L’enjeu principal est celui de la vitesse d’exécution. Comment accélérer les processus pour une entreprise ? Il convient d’être à l’écoute de l’innovation, de savoir l’utiliser. Beaucoup d’initiatives peuvent être mises en œuvre :
– partenariats PME – grands groupes. Auparavant, l’innovation se faisait dans les grands groupes, tandis qu’elle se fait aujourd’hui de plus en plus dans les PME. Faciliter le travail entre grands groupes et PME permettrait de l’accélérer considérablement. Pierre Vilpoux propose un bonus de crédit impôt recherche pour les grands groupes travaillant en partenariat avec des PME.
– internationalisation. Alors qu’en France, les PME innovantes ont du mal à être internationales, ce n’est pas le cas en israël et aux Etats-Unis. Il faut mutualiser les représentations économiques européennes ce qui permettra des économies et plus d’efficacité.
– simplifier les démarches administratives pour les PME sur l’accès aux financements publics, et résoudre le problème critique de financement des PME innovantes.
– s’appuyer sur les écosystèmes locaux et des investissements structurants. Des investissements d’infrastructures doivent être réalisés, qui ne sont pas nécessairement matérielles, et autour desquels va se développer un écosystème d’entreprises innovantes. Par exemple, la filière « smart grids » permettra de décentraliser les différentes sources de production d’énerie européennes, d’optimiser les besoins en production et de favoriser le développement d’innovations dans un secteur énergétique en pleine mutation.
Concernant les 75% de taxation sur les très hauts revenus, Pierre Vilpoux remarque que cela ne concerne pas réellement les entrepreneurs, car seule une minorité gagne beaucoup. Toutefois, il regrette le message symbolique adressé aux entrepreneurs français, que David Cameron a exploité avec malice, rappelant du même coup que la Grande Bretagne a bien une stratégique de communication vis-à-vis des entrepreneurs, y compris étrangers.
Jacques Galvani :
Comment créer un environnement propice à la croissance ?
Franco Bassanini :
La stabilité règlementaire est essentielle. Il convient également de diminuer les coûts de la bureaucratie par la simplification, sauf pour ce qui est nécessaire. Le financement public doit être réduit, au profit des incitations fiscales. L’instrument de garanties publiques (project bonds) peut également être utilisé.
Lionel Zinsou :
Lionel Zinsou s’associe à Franco Bassanini pour un plaidoyer en faveur de l’épargne longue. Il rappelle qu’il y a dix ans, la France était dans le peloton de tête de la croissance en Europe, avec un excédent commercial. Le Gisement de l’épargne est important en Europe et devrait être mobilisé pour l’investissement.

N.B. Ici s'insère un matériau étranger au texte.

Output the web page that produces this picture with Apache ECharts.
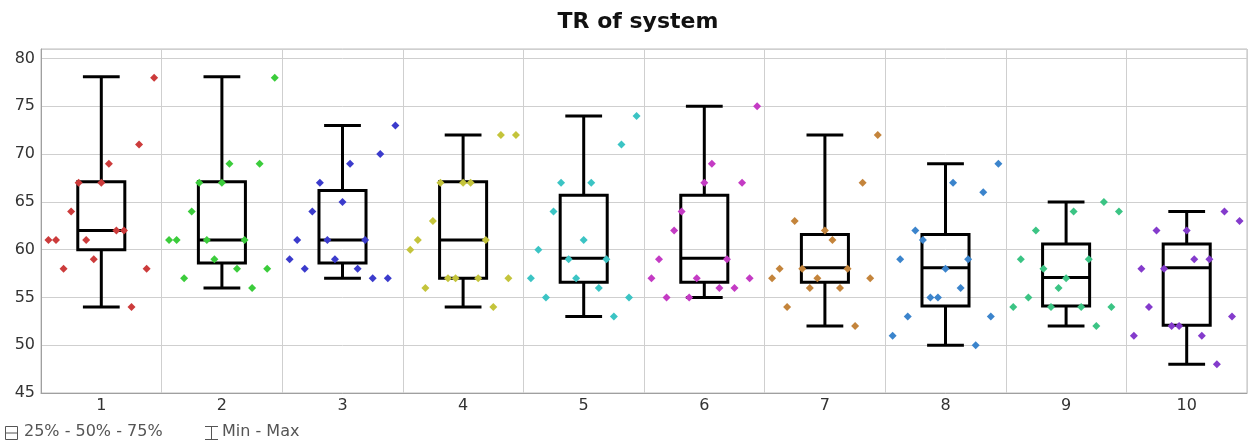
<!DOCTYPE html>
<html>
<head>
<meta charset="utf-8">
<script src="https://cdn.jsdelivr.net/npm/echarts@6/dist/echarts.min.js"></script>
<style>
  html, body { margin: 0; padding: 0; background: #fff; }
  #chart { width: 1252px; height: 446px; }
</style>
</head>
<body>
<div id="chart"></div>
<script>
const categories = ['1', '2', '3', '4', '5', '6', '7', '8', '9', '10'];

// box statistics per category
const boxMin    = [54, 56, 57, 54, 53, 55, 52, 50, 52, 48];
const boxQ1     = [60, 58.6, 58.6, 57, 56.6, 56.6, 56.6, 54.1, 54.1, 52.1];
const boxMedian = [62, 61, 61, 61, 59.1, 59.1, 58.1, 58.1, 57.1, 58.1];
const boxQ3     = [67.1, 67.1, 66.2, 67.1, 65.7, 65.7, 61.6, 61.6, 60.6, 60.6];
const boxMax    = [78.1, 78.1, 73, 72, 74, 75, 72, 69, 65, 64];

// individual samples per category, in drawing order (left to right)
const samples1  = [61, 61, 58, 64, 67, 61, 59, 67, 69, 62, 62, 54, 71, 58, 78];
const samples2  = [61, 61, 57, 64, 67, 61, 59, 67, 69, 58, 61, 56, 69, 58, 78];
const samples3  = [59, 61, 58, 64, 67, 61, 59, 65, 69, 58, 61, 57, 70, 57, 73];
const samples4  = [60, 61, 56, 63, 67, 57, 57, 67, 67, 57, 61, 54, 72, 57, 72];
const samples5  = [57, 60, 55, 64, 67, 59, 57, 61, 67, 56, 59, 53, 71, 55, 74];
const samples6  = [57, 59, 55, 62, 64, 55, 57, 67, 69, 56, 59, 56, 67, 57, 75];
const samples7  = [57, 58, 54, 63, 58, 56, 57, 62, 61, 56, 58, 52, 67, 57, 72];
const samples8  = [51, 59, 53, 62, 61, 55, 55, 58, 67, 56, 59, 50, 66, 53, 69];
const samples9  = [54, 59, 55, 62, 58, 54, 56, 57, 64, 54, 59, 52, 65, 54, 64];
const samples10 = [51, 58, 54, 62, 58, 52, 52, 62, 59, 51, 59, 48, 64, 53, 63];
const allSamples = [samples1, samples2, samples3, samples4, samples5,
                    samples6, samples7, samples8, samples9, samples10];

const pointColors = ['#cc3b3b', '#3bcc3b', '#3b3bcc', '#c4c43b', '#3bc4c4',
                     '#c43bc4', '#c4843b', '#3b84cc', '#3bc484', '#843bcc'];

const yMin = 45, yMax = 81, yInterval = 5;

const chart = echarts.init(document.getElementById('chart'), null, { renderer: 'canvas' });

const boxData = categories.map((c, i) => [i, boxMin[i], boxQ1[i], boxMedian[i], boxQ3[i], boxMax[i]]);

// samples spread evenly across the category band, by sample index
const spread = 0.0626;
const scatterSeries = allSamples.map((arr, i) => ({
  type: 'scatter',
  xAxisIndex: 1,
  symbol: 'diamond',
  symbolSize: 8,
  z: 5,
  itemStyle: { color: pointColors[i], opacity: 1 },
  emphasis: { disabled: true },
  data: arr.map((v, k) => [i + 1 + (k - (arr.length - 1) / 2) * spread, v])
}));

const lineStyle = { stroke: '#000', lineWidth: 3, fill: null };

const option = {
  animation: false,
  backgroundColor: '#fff',
  title: {
    text: 'TR of system',
    left: 633,
    textAlign: 'center',
    top: 6,
    textStyle: { fontFamily: 'DejaVu Sans', fontSize: 22, fontWeight: 'bold', color: '#111' }
  },
  grid: {
    left: 41, right: 5, top: 49, bottom: 53,
    show: true, borderColor: '#bdbdbd', borderWidth: 1
  },
  xAxis: [{
    type: 'category',
    data: categories,
    boundaryGap: true,
    axisLine: { lineStyle: { color: '#a0a0a0' } },
    axisTick: { show: false },
    splitLine: { show: true, lineStyle: { color: '#cfcfcf', width: 1 } },
    axisLabel: { fontFamily: 'DejaVu Sans', fontSize: 16, color: '#333', margin: 5 }
  }, {
    type: 'value',
    min: 0.5, max: 10.5,
    show: false
  }],
  yAxis: {
    type: 'value',
    min: yMin, max: yMax, interval: yInterval,
    axisLine: { show: true, lineStyle: { color: '#a0a0a0' } },
    axisTick: { show: false },
    splitLine: { show: true, lineStyle: { color: '#cfcfcf', width: 1 } },
    axisLabel: {
      fontFamily: 'DejaVu Sans', fontSize: 16, color: '#333', margin: 6,
      formatter: v => (v === yMax ? '' : String(v))
    }
  },
  series: [{
    type: 'custom',
    xAxisIndex: 0,
    z: 3,
    data: boxData,
    renderItem: function (params, api) {
      const idx = api.value(0);
      const pMin = api.coord([idx, api.value(1)]);
      const pQ1 = api.coord([idx, api.value(2)]);
      const pMed = api.coord([idx, api.value(3)]);
      const pQ3 = api.coord([idx, api.value(4)]);
      const pMax = api.coord([idx, api.value(5)]);
      const band = api.size([1, 0])[0];
      const bw = band * 0.39 / 2;
      const cw = band * 0.305 / 2;
      const x = pMed[0];
      return {
        type: 'group',
        children: [
          { type: 'line', shape: { x1: x, y1: pMax[1], x2: x, y2: pQ3[1] }, style: lineStyle },
          { type: 'line', shape: { x1: x, y1: pQ1[1], x2: x, y2: pMin[1] }, style: lineStyle },
          { type: 'line', shape: { x1: x - cw, y1: pMax[1], x2: x + cw, y2: pMax[1] }, style: lineStyle },
          { type: 'line', shape: { x1: x - cw, y1: pMin[1], x2: x + cw, y2: pMin[1] }, style: lineStyle },
          { type: 'rect', shape: { x: x - bw, y: pQ3[1], width: 2 * bw, height: pQ1[1] - pQ3[1] }, style: lineStyle },
          { type: 'line', shape: { x1: x - bw, y1: pMed[1], x2: x + bw, y2: pMed[1] }, style: lineStyle }
        ]
      };
    }
  }].concat(scatterSeries),
  graphic: [
    { type: 'rect', shape: { x: 5.5, y: 426.5, width: 12, height: 13 }, style: { stroke: '#555', fill: null, lineWidth: 1 } },
    { type: 'line', shape: { x1: 5.5, y1: 433, x2: 17.5, y2: 433 }, style: { stroke: '#555', lineWidth: 1 } },
    { type: 'text', left: 24, top: 424, style: { text: '25% - 50% - 75%', fontFamily: 'DejaVu Sans', fontSize: 16, fill: '#555' } },
    { type: 'line', shape: { x1: 211.5, y1: 426, x2: 211.5, y2: 440 }, style: { stroke: '#555', lineWidth: 1 } },
    { type: 'line', shape: { x1: 205, y1: 426.5, x2: 218, y2: 426.5 }, style: { stroke: '#555', lineWidth: 1 } },
    { type: 'line', shape: { x1: 205, y1: 439.5, x2: 218, y2: 439.5 }, style: { stroke: '#555', lineWidth: 1 } },
    { type: 'text', left: 222, top: 424, style: { text: 'Min - Max', fontFamily: 'DejaVu Sans', fontSize: 16, fill: '#555' } }
  ]
};

chart.setOption(option);
</script>
</body>
</html>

– secteur public. L’agent Etat (en général) crée de l’épargne dès qu’il réalise des économie de frais de fonctionnement. L‘investissement est réalisé principalement par les collectivités territoriales (70% de l’investissement), donc au niveau décentralisé. Dans le même temps, Le FSI va être régionalisé, ce qui accroît cette dimension locale de l’investissement.
– ménages. L’avantage à l’épargne longue sert beaucoup au logement et peu à l’industrie. Quand les ménages épargnent 17%, ils en consacrent plus de la moitié dans l’immobilier. Il existe par conséquent un sur-financement du logement (à l’origine des bulles immobilières) et un sous-financement de l’industrie.
– entreprises. Il faudra régler le problème des profits non distribués.
Le partage de la valeur ajoutée pose problème : ce n’est pas le partage entre salaires et marges qui doit être repensé, mais plutôt les inégalités au sein de ces catégories :
– profits. Il faudra réfléchir à augmenter les profits des petites et des moyennes entreprises, qui ont vu leur profits se dégrader depuis 10 ans. Il faudra également augmenter la part consacrée à l’investissement.
– salaires. Ce n’est pas tant la part des salaires dans la Valeur Ajoutée qui pose problème que les inégalités entre les salaires.
Lionel Zinsou conclut en remarquant que le budget de l’Union Européenne ne représente que 1% du PIB Européen.